▶ **Goal of the exercise**
Give all the lines below again, exactly, with no pictures.

▶ **Supplied information**
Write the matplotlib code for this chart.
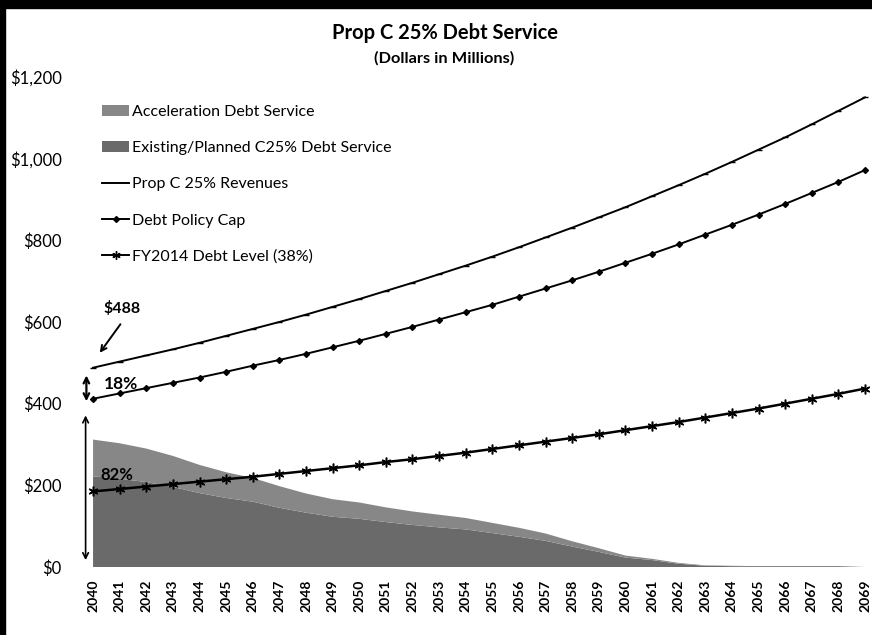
import matplotlib.pyplot as plt
from matplotlib.patches import Patch, Rectangle
from matplotlib.lines import Line2D

plt.rcParams['font.family'] = ['Lato', 'DejaVu Sans']

# Du lieu doc tu bieu do (trieu USD)
nam = list(range(2040, 2070))
doanh_thu = [488, 503, 518, 533, 549, 566, 583, 600, 618, 637,
             656, 676, 696, 717, 738, 760, 783, 807, 831, 856,
             881, 908, 935, 963, 992, 1022, 1052, 1084, 1117, 1150]
tran_no = [412, 425, 438, 451, 464, 478, 493, 507, 522, 538,
           554, 571, 588, 606, 624, 642, 662, 682, 702, 723,
           745, 767, 790, 814, 838, 863, 889, 916, 943, 972]
muc_no_2014 = [185, 191, 197, 203, 209, 215, 221, 228, 235, 242,
               249, 257, 264, 272, 280, 289, 298, 307, 316, 325,
               335, 345, 355, 366, 377, 388, 400, 412, 424, 437]
no_hien_co = [222, 216, 208, 196, 181, 169, 160, 145, 133, 123,
              118, 110, 103, 97, 92, 83, 74, 64, 50, 37,
              23, 17, 8, 3, 2, 2, 2, 2, 2, 0]
no_tang_toc = [90, 87, 82, 76, 69, 63, 58, 53, 47, 43,
               40, 36, 33, 31, 28, 25, 22, 18, 13, 9,
               5, 3, 2, 1, 1, 0, 0, 0, 0, 0]
nhan_y = ['$0', '$200', '$400', '$600', '$800', '$1,000', '$1,200']

fig = plt.figure(figsize=(8.72, 6.35), dpi=100)
ax = fig.add_axes([0.0945, 0.1071, 0.9036, 0.7717])

# Vung xep chong
ax.stackplot(nam, no_hien_co, no_tang_toc, colors=['#6a6a6a', '#878787'], linewidth=0)

# Cac duong
ax.plot(nam, doanh_thu, color='black', lw=1.4, marker='_', ms=4, clip_on=False)
ax.plot(nam, tran_no, color='black', lw=1.4, marker='D', ms=3, clip_on=False)
ax.plot(nam, muc_no_2014, color='black', lw=1.8, marker=(6, 2, 0), ms=7, mew=1.1, clip_on=False)

ax.set_xlim(2039.6, 2069.2)
ax.set_ylim(0, 1200)
ax.set_xticks(nam)
ax.set_xticklabels([str(n) for n in nam], rotation=90, fontsize=10, fontweight='bold')
ax.set_yticks(range(0, 1201, 200))
ax.set_yticklabels(nhan_y, fontsize=12)
ax.tick_params(length=0)
ax.tick_params(axis='y', pad=15)
ax.tick_params(axis='x', pad=9)
for s in ax.spines.values():
    s.set_visible(False)

# Chu thich
handles = [
    Patch(facecolor='#878787', edgecolor='none'),
    Patch(facecolor='#6a6a6a', edgecolor='none'),
    Line2D([], [], color='black', lw=1.4),
    Line2D([], [], color='black', lw=1.4, marker='D', ms=3),
    Line2D([], [], color='black', lw=1.4, marker=(6, 2, 0), ms=6),
]
labels = ['Acceleration Debt Service', 'Existing/Planned C25% Debt Service',
          'Prop C 25% Revenues', 'Debt Policy Cap', 'FY2014 Debt Level (38%)']
fig.legend(handles, labels, loc='upper left', bbox_to_anchor=(0.117, 0.835),
           frameon=False, fontsize=11.5, labelspacing=1.38, handlelength=1.7,
           handletextpad=0.2, borderpad=0, borderaxespad=0)

# Ghi chu va mui ten
ax.annotate('', xy=(2040.19, 519), xytext=(2041.09, 600),
            arrowprops=dict(arrowstyle='->', color='black', lw=1.4))
ax.text(2041.1, 632, '$488', ha='center', va='center', fontsize=11.5, fontweight='bold')
ax.annotate('', xy=(2039.75, 399), xytext=(2039.75, 476),
            arrowprops=dict(arrowstyle='<->', color='black', lw=1.6))
ax.text(2041.05, 447, '18%', ha='center', va='center', fontsize=12.5, fontweight='bold')
ax.annotate('', xy=(2039.72, 10), xytext=(2039.72, 378),
            arrowprops=dict(arrowstyle='<->', color='black', lw=1.2))
ax.text(2040.9, 226, '82%', ha='center', va='center', fontsize=12, fontweight='bold')

# Tieu de
fig.text(0.510, 0.948, 'Prop C 25% Debt Service', ha='center', va='center',
         fontsize=14.5, fontweight='bold')
fig.text(0.509, 0.908, '(Dollars in Millions)', ha='center', va='center',
         fontsize=11.8, fontweight='bold')

# Vien den cua ban quet
fig.patches.append(Rectangle((0, 1 - 8 / 635), 1, 8 / 635, transform=fig.transFigure,
                             color='black', zorder=10))
fig.patches.append(Rectangle((0, 0), 5 / 872, 1, transform=fig.transFigure,
                             color='black', zorder=10))

fig.savefig('out.png', dpi=100)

▶ **Output for this exercise**
Write the matplotlib code for this chart.
import matplotlib.pyplot as plt
from matplotlib.patches import Patch, Rectangle
from matplotlib.lines import Line2D

plt.rcParams['font.family'] = ['Lato', 'DejaVu Sans']

# Du lieu doc tu bieu do (trieu USD)
nam = list(range(2040, 2070))
doanh_thu = [488, 503, 518, 533, 549, 566, 583, 600, 618, 637,
             656, 676, 696, 717, 738, 760, 783, 807, 831, 856,
             881, 908, 935, 963, 992, 1022, 1052, 1084, 1117, 1150]
tran_no = [412, 425, 438, 451, 464, 478, 493, 507, 522, 538,
           554, 571, 588, 606, 624, 642, 662, 682, 702, 723,
           745, 767, 790, 814, 838, 863, 889, 916, 943, 972]
muc_no_2014 = [185, 191, 197, 203, 209, 215, 221, 228, 235, 242,
               249, 257, 264, 272, 280, 289, 298, 307, 316, 325,
               335, 345, 355, 366, 377, 388, 400, 412, 424, 437]
no_hien_co = [222, 216, 208, 196, 181, 169, 160, 145, 133, 123,
              118, 110, 103, 97, 92, 83, 74, 64, 50, 37,
              23, 17, 8, 3, 2, 2, 2, 2, 2, 0]
no_tang_toc = [90, 87, 82, 76, 69, 63, 58, 53, 47, 43,
               40, 36, 33, 31, 28, 25, 22, 18, 13, 9,
               5, 3, 2, 1, 1, 0, 0, 0, 0, 0]
nhan_y = ['$0', '$200', '$400', '$600', '$800', '$1,000', '$1,200']

fig = plt.figure(figsize=(8.72, 6.35), dpi=100)
ax = fig.add_axes([0.0945, 0.1071, 0.9036, 0.7717])

# Vung xep chong
ax.stackplot(nam, no_hien_co, no_tang_toc, colors=['#6a6a6a', '#878787'], linewidth=0)

# Cac duong
ax.plot(nam, doanh_thu, color='black', lw=1.4, marker='_', ms=4, clip_on=False)
ax.plot(nam, tran_no, color='black', lw=1.4, marker='D', ms=3, clip_on=False)
ax.plot(nam, muc_no_2014, color='black', lw=1.8, marker=(6, 2, 0), ms=7, mew=1.1, clip_on=False)

ax.set_xlim(2039.6, 2069.2)
ax.set_ylim(0, 1200)
ax.set_xticks(nam)
ax.set_xticklabels([str(n) for n in nam], rotation=90, fontsize=10, fontweight='bold')
ax.set_yticks(range(0, 1201, 200))
ax.set_yticklabels(nhan_y, fontsize=12)
ax.tick_params(length=0)
ax.tick_params(axis='y', pad=15)
ax.tick_params(axis='x', pad=9)
for s in ax.spines.values():
    s.set_visible(False)

# Chu thich
handles = [
    Patch(facecolor='#878787', edgecolor='none'),
    Patch(facecolor='#6a6a6a', edgecolor='none'),
    Line2D([], [], color='black', lw=1.4),
    Line2D([], [], color='black', lw=1.4, marker='D', ms=3),
    Line2D([], [], color='black', lw=1.4, marker=(6, 2, 0), ms=6),
]
labels = ['Acceleration Debt Service', 'Existing/Planned C25% Debt Service',
          'Prop C 25% Revenues', 'Debt Policy Cap', 'FY2014 Debt Level (38%)']
fig.legend(handles, labels, loc='upper left', bbox_to_anchor=(0.117, 0.835),
           frameon=False, fontsize=11.5, labelspacing=1.38, handlelength=1.7,
           handletextpad=0.2, borderpad=0, borderaxespad=0)

# Ghi chu va mui ten
ax.annotate('', xy=(2040.19, 519), xytext=(2041.09, 600),
            arrowprops=dict(arrowstyle='->', color='black', lw=1.4))
ax.text(2041.1, 632, '$488', ha='center', va='center', fontsize=11.5, fontweight='bold')
ax.annotate('', xy=(2039.75, 399), xytext=(2039.75, 476),
            arrowprops=dict(arrowstyle='<->', color='black', lw=1.6))
ax.text(2041.05, 447, '18%', ha='center', va='center', fontsize=12.5, fontweight='bold')
ax.annotate('', xy=(2039.72, 10), xytext=(2039.72, 378),
            arrowprops=dict(arrowstyle='<->', color='black', lw=1.2))
ax.text(2040.9, 226, '82%', ha='center', va='center', fontsize=12, fontweight='bold')

# Tieu de
fig.text(0.510, 0.948, 'Prop C 25% Debt Service', ha='center', va='center',
         fontsize=14.5, fontweight='bold')
fig.text(0.509, 0.908, '(Dollars in Millions)', ha='center', va='center',
         fontsize=11.8, fontweight='bold')

# Vien den cua ban quet
fig.patches.append(Rectangle((0, 1 - 8 / 635), 1, 8 / 635, transform=fig.transFigure,
                             color='black', zorder=10))
fig.patches.append(Rectangle((0, 0), 5 / 872, 1, transform=fig.transFigure,
                             color='black', zorder=10))

fig.savefig('out.png', dpi=100)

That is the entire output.